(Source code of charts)
--- Begin ---
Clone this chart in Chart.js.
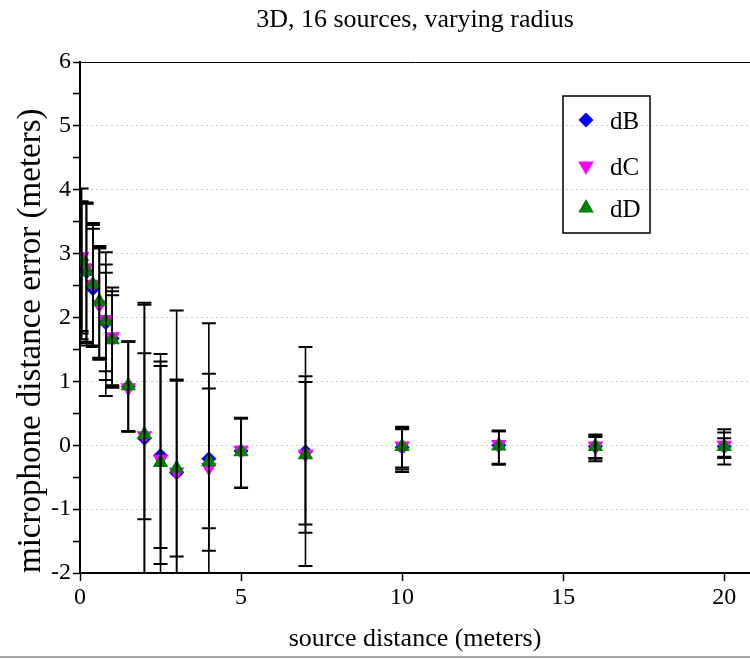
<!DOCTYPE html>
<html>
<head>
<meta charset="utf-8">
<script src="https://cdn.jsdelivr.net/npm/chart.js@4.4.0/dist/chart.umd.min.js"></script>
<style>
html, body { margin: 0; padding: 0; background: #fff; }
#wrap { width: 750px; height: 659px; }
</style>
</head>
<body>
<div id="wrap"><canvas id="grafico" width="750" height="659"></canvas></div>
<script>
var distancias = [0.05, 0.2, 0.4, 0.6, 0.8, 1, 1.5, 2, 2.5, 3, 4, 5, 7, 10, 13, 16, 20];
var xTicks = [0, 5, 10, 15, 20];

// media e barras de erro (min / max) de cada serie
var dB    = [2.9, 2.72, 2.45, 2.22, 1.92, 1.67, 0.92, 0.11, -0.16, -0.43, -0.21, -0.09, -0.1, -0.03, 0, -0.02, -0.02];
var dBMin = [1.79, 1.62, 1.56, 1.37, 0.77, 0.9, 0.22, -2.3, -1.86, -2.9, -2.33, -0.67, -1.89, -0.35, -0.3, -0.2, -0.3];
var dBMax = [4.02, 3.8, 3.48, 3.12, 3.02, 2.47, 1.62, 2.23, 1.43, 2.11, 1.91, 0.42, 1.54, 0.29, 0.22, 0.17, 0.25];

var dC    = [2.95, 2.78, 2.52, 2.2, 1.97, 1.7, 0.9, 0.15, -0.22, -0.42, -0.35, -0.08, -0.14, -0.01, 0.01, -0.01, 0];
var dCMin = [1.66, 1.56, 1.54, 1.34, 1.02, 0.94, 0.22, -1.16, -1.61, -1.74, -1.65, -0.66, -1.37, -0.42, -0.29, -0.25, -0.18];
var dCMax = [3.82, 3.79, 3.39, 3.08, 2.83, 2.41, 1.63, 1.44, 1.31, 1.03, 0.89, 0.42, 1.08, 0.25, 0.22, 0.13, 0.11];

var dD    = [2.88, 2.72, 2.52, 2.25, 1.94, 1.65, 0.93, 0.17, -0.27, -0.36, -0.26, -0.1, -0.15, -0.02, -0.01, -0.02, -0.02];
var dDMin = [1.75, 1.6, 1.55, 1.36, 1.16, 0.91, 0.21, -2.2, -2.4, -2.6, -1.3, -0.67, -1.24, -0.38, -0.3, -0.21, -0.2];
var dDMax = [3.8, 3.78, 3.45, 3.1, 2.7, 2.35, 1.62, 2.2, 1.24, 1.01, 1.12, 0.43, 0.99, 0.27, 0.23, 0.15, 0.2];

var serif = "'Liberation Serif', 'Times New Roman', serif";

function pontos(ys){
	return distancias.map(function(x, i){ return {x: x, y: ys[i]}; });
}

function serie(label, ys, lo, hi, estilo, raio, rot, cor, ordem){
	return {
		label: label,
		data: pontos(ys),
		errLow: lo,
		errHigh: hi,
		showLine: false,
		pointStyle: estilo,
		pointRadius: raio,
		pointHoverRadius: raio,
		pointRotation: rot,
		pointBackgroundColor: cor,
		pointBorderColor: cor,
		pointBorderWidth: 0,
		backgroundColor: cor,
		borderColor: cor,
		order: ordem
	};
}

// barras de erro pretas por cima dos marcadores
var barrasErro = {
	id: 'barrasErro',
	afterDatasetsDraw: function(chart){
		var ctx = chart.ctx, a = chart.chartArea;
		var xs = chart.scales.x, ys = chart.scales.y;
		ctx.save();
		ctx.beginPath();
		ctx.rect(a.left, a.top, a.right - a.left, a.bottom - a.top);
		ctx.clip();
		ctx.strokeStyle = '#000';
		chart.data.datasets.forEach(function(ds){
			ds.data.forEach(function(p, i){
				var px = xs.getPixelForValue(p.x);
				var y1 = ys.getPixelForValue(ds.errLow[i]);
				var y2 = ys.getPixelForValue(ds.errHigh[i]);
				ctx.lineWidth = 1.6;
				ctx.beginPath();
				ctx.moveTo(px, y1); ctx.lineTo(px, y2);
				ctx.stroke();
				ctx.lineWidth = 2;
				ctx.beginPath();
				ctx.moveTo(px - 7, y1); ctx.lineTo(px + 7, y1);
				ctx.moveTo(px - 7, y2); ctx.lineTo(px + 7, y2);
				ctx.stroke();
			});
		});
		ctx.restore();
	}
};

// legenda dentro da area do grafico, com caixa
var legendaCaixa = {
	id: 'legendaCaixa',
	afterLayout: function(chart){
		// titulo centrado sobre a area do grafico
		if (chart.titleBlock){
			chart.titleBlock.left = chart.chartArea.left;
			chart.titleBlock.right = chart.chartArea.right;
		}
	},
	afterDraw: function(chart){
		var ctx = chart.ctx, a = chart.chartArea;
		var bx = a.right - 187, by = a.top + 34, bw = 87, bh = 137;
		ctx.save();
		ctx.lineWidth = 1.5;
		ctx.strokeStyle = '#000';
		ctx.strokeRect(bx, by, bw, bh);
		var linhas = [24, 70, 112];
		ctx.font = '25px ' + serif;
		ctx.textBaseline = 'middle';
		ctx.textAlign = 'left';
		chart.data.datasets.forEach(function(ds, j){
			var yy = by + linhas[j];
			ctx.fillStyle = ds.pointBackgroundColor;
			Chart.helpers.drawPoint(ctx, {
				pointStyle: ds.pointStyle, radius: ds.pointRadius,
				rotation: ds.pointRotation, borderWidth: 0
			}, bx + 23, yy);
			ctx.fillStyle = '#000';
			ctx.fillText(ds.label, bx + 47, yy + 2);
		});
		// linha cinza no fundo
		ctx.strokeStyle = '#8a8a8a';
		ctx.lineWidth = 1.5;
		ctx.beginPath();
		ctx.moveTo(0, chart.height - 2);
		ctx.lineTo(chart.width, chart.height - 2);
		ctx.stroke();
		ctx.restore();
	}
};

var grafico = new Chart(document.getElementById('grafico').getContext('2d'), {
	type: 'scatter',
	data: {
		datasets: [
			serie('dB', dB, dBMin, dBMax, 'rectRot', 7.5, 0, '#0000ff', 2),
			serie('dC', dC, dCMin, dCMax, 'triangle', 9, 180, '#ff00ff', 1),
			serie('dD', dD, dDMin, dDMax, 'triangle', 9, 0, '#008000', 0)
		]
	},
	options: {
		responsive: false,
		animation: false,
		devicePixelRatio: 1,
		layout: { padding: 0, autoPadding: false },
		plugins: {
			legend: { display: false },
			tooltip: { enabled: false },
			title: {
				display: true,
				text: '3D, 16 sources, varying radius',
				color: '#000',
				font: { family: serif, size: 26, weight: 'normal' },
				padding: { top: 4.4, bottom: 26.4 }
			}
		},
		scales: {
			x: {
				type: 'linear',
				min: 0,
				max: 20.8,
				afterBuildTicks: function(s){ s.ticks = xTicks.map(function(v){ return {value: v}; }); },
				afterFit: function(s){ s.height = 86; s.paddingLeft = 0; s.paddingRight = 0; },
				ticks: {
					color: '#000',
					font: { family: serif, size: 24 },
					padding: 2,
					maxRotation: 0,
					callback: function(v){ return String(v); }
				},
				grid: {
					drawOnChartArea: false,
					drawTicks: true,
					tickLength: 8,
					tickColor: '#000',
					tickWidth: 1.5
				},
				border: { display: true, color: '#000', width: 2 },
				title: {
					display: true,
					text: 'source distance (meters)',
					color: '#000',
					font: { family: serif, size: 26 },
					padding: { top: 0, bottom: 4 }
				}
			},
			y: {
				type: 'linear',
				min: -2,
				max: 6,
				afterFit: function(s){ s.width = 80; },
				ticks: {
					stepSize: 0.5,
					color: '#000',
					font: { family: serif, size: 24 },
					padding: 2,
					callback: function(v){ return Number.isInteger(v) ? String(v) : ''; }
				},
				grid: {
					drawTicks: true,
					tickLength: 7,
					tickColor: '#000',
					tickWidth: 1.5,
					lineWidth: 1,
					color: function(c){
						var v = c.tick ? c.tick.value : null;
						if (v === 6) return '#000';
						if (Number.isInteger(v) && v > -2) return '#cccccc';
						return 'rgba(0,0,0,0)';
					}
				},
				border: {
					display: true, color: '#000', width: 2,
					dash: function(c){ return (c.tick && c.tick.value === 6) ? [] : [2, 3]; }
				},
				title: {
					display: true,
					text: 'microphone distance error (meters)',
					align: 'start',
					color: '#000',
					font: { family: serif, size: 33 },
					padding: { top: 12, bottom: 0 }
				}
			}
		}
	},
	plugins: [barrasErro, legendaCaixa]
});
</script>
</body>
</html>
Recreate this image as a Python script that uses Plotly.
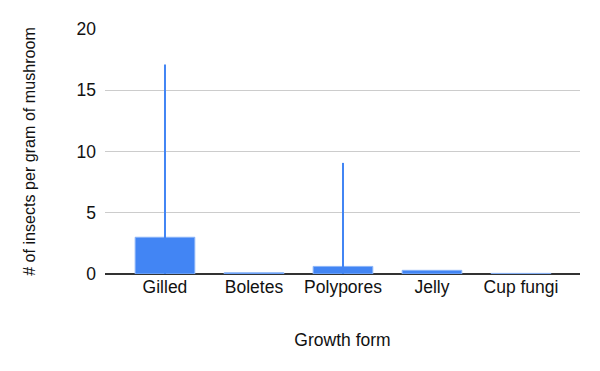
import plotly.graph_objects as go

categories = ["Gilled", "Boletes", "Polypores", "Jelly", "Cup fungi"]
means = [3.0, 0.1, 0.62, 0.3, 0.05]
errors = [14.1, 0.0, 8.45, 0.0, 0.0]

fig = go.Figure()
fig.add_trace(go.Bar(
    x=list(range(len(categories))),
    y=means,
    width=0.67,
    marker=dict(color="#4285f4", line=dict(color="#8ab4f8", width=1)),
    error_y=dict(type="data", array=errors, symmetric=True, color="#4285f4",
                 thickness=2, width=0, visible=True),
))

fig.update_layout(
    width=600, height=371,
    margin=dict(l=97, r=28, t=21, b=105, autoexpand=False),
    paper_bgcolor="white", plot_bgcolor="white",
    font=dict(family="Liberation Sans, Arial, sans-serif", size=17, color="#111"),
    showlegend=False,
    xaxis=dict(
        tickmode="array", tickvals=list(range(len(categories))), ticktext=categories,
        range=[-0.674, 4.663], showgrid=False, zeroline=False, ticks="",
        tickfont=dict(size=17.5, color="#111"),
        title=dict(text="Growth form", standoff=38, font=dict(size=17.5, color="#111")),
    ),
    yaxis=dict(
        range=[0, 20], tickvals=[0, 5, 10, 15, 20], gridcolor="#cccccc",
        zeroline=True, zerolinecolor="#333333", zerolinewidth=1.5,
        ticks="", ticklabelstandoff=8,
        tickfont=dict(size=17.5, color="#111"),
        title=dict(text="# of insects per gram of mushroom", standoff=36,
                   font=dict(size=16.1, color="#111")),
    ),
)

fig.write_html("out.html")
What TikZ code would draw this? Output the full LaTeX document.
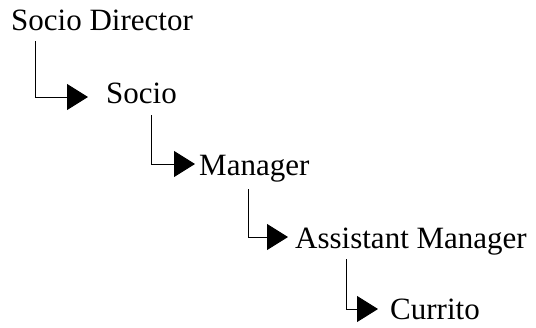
--- End ---
YOUR INSTRUCTIONS ::
Within the listing above, copy each line that has the string "document".

REPLY ::
var grafico = new Chart(document.getElementById('grafico').getContext('2d'), {
What TikZ code would draw this? Output the full LaTeX document.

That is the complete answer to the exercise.